Your task> Print the listing from its top line through the line containing "(0,0) rectangle (958,326);", nothing more, and leave out the pictures.

··· Data block ···

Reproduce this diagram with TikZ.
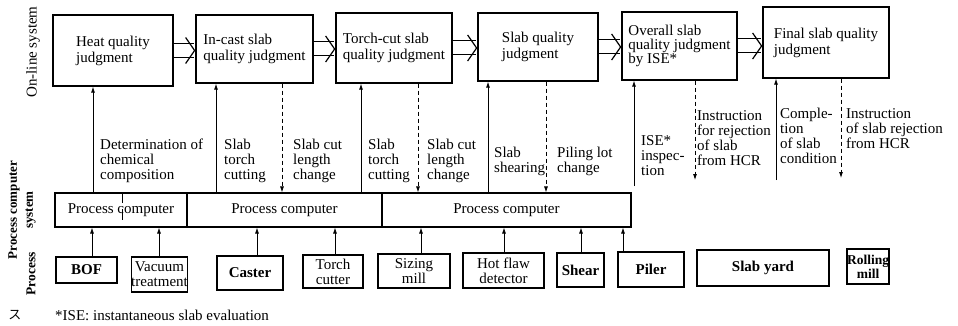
\documentclass[tikz,border=0pt]{standalone}
\usepackage{fontspec}
\setmainfont{Liberation Serif}
\newfontfamily\jpfont{Noto Sans CJK JP}
\usetikzlibrary{arrows.meta}

\begin{document}
\begin{tikzpicture}[x=1pt, y=-1pt, font=\fontsize{15}{15}\selectfont,
  judge/.style={draw, line width=1.3pt, align=left, inner sep=0pt, font=\fontsize{15}{16}\selectfont},
  pc/.style={draw, line width=1.1pt, minimum height=34pt, inner sep=0pt},
  proc/.style={draw, line width=1.2pt, align=center, inner sep=0pt, font=\fontsize{15}{15}\selectfont},
  bproc/.style={proc, font=\bfseries\fontsize{15}{15}\selectfont},
  up/.style={-{Latex[length=6pt,width=4pt]}, line width=0.8pt},
  down/.style={up, dash pattern=on 4pt off 3pt},
  flow/.style={double, double distance=13pt, line width=1pt, -{Straight Barb[length=9pt, width=26pt, line width=1.2pt]}},
  lbl/.style={anchor=north west, align=left, inner sep=0pt}]
  \useasboundingbox (0,0) rectangle (958,326);

  \node[judge, minimum width=120pt, minimum height=71pt] (hq) at (113,50.5) {Heat quality\\judgment};
  \node[judge, minimum width=117pt, minimum height=68pt] (ic) at (254.5,49) {In-cast slab\\quality judgment};
  \node[judge, minimum width=116pt, minimum height=70pt] (tcq) at (394,48) {Torch-cut slab\\quality judgment};
  \node[judge, minimum width=120pt, minimum height=68pt] (sq) at (538,47) {Slab quality\\judgment};
  \node[judge, minimum width=115pt, minimum height=68pt, font=\fontsize{15}{14}\selectfont] (ise) at (679.5,46) {Overall slab\\quality judgment\\by ISE*};
  \node[judge, minimum width=126pt, minimum height=71pt] (fq) at (826,42.5) {Final slab quality\\judgment};

  \foreach \a/\b in {hq/ic, ic/tcq, tcq/sq, sq/ise, ise/fq}
    \draw[flow] (\a.east) -- (\a.east -| \b.west);

  \node[pc, minimum width=132pt] (pc1) at (121,210) {Process computer};
  \node[pc, minimum width=195pt] (pc2) at (284.5,210) {Process computer};
  \node[pc, minimum width=249pt] (pc3) at (506.5,210) {Process computer};
  \draw[line width=0.8pt, dash pattern=on 11pt off 6pt] (pc1.north -| 122,0) -- (pc1.south -| 122,0);

  \node[bproc, minimum width=61pt, minimum height=26pt] (bof) at (86.5,270) {BOF};
  \node[proc, minimum width=55pt, minimum height=35pt] (vac) at (159.5,274.5) {Vacuum\\treatment};
  \node[bproc, minimum width=66pt, minimum height=34pt] (cas) at (250,273) {Caster};
  \node[proc, minimum width=60pt, minimum height=33pt] (tc) at (333,271.5) {Torch\\cutter};
  \node[proc, minimum width=72pt, minimum height=34pt] (sm) at (414,271) {Sizing\\mill};
  \node[proc, minimum width=81pt, minimum height=35pt] (hfd) at (503.5,270.5) {Hot flaw\\detector};
  \node[bproc, minimum width=47pt, minimum height=34pt] (sh) at (580.5,270) {Shear};
  \node[bproc, minimum width=66pt, minimum height=35pt] (pil) at (651,269.5) {Piler};
  \node[bproc, minimum width=132pt, minimum height=36pt] (yard) at (763,268) {Slab yard};
  \node[bproc, font=\bfseries\fontsize{13.5}{14}\selectfont, minimum width=42pt, minimum height=35pt] (rm) at (868,266.5) {Rolling\\mill};

  \foreach \n/\t/\x in {bof/pc1/92, vac/pc1/159, cas/pc2/257, tc/pc2/335, sm/pc3/421, hfd/pc3/504, sh/pc3/581, pil/pc3/623}
    \draw[up] (\n.north -| \x,0) -- (\t.south -| \x,0);

  \draw[up] (pc1.north -| 93,0) -- (hq.south -| 93,0);
  \draw[up] (pc2.north -| 216,0) -- (ic.south -| 216,0);
  \draw[down] (ic.south -| 282,0) -- (pc2.north -| 282,0);
  \draw[up] (pc2.north -| 361,0) -- (tcq.south -| 361,0);
  \draw[down] (tcq.south -| 418,0) -- (pc3.north -| 418,0);
  \draw[up] (pc3.north -| 488,0) -- (sq.south -| 488,0);
  \draw[down] (sq.south -| 546,0) -- (pc3.north -| 546,0);

  \coordinate (isein) at (634,186);
  \coordinate (rejout) at (695,180);
  \coordinate (condin) at (776,180);
  \coordinate (hcrout) at (841,178);
  \draw[up] (isein) -- (ise.south -| isein);
  \draw[down] (ise.south -| rejout) -- (rejout);
  \draw[up] (condin) -- (fq.south -| condin);
  \draw[down] (fq.south -| hcrout) -- (hcrout);

  \node[lbl] (det) at (100,139) {Determination of\\chemical\\composition};
  \node[lbl] (cut1) at (224,139) {Slab\\torch\\cutting};
  \node[lbl] (len1) at (293,139) {Slab cut\\length\\change};
  \node[lbl] (cut2) at (368,139) {Slab\\torch\\cutting};
  \node[lbl] (len2) at (427,139) {Slab cut\\length\\change};
  \node[lbl] (shr) at (494,147) {Slab\\shearing};
  \node[lbl] (lot) at (557,147) {Piling lot\\change};
  \node[lbl] (insp) at (641,135) {ISE*\\inspec-\\tion};
  \node[lbl] (rej) at (697,110) {Instruction\\for rejection\\of slab\\from HCR};
  \node[lbl] (cond) at (780,108) {Comple-\\tion\\of slab\\condition};
  \node[lbl] (hcr) at (846,108) {Instruction\\of slab rejection\\from HCR};

  \node[rotate=90] (online) at (33,52) {On-line system};
  \node[rotate=90, align=center, font=\bfseries\fontsize{13}{16}\selectfont] (pcsys) at (22,210) {Process computer\\system};
  \node[rotate=90, font=\bfseries\fontsize{13.5}{15}\selectfont] (procsys) at (31,274) {Process};
  \node[font=\jpfont\fontsize{13}{15}\selectfont] (kana) at (15,315) {ス};
  \node[anchor=west, inner sep=0pt] (note) at (55,315) {*ISE: instantaneous slab evaluation};
\end{tikzpicture}
\end{document}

···

Answer to the exercise>
Reproduce this diagram with TikZ.
\documentclass[tikz,border=0pt]{standalone}
\usepackage{fontspec}
\setmainfont{Liberation Serif}
\newfontfamily\jpfont{Noto Sans CJK JP}
\usetikzlibrary{arrows.meta}

\begin{document}
\begin{tikzpicture}[x=1pt, y=-1pt, font=\fontsize{15}{15}\selectfont,
  judge/.style={draw, line width=1.3pt, align=left, inner sep=0pt, font=\fontsize{15}{16}\selectfont},
  pc/.style={draw, line width=1.1pt, minimum height=34pt, inner sep=0pt},
  proc/.style={draw, line width=1.2pt, align=center, inner sep=0pt, font=\fontsize{15}{15}\selectfont},
  bproc/.style={proc, font=\bfseries\fontsize{15}{15}\selectfont},
  up/.style={-{Latex[length=6pt,width=4pt]}, line width=0.8pt},
  down/.style={up, dash pattern=on 4pt off 3pt},
  flow/.style={double, double distance=13pt, line width=1pt, -{Straight Barb[length=9pt, width=26pt, line width=1.2pt]}},
  lbl/.style={anchor=north west, align=left, inner sep=0pt}]
  \useasboundingbox (0,0) rectangle (958,326);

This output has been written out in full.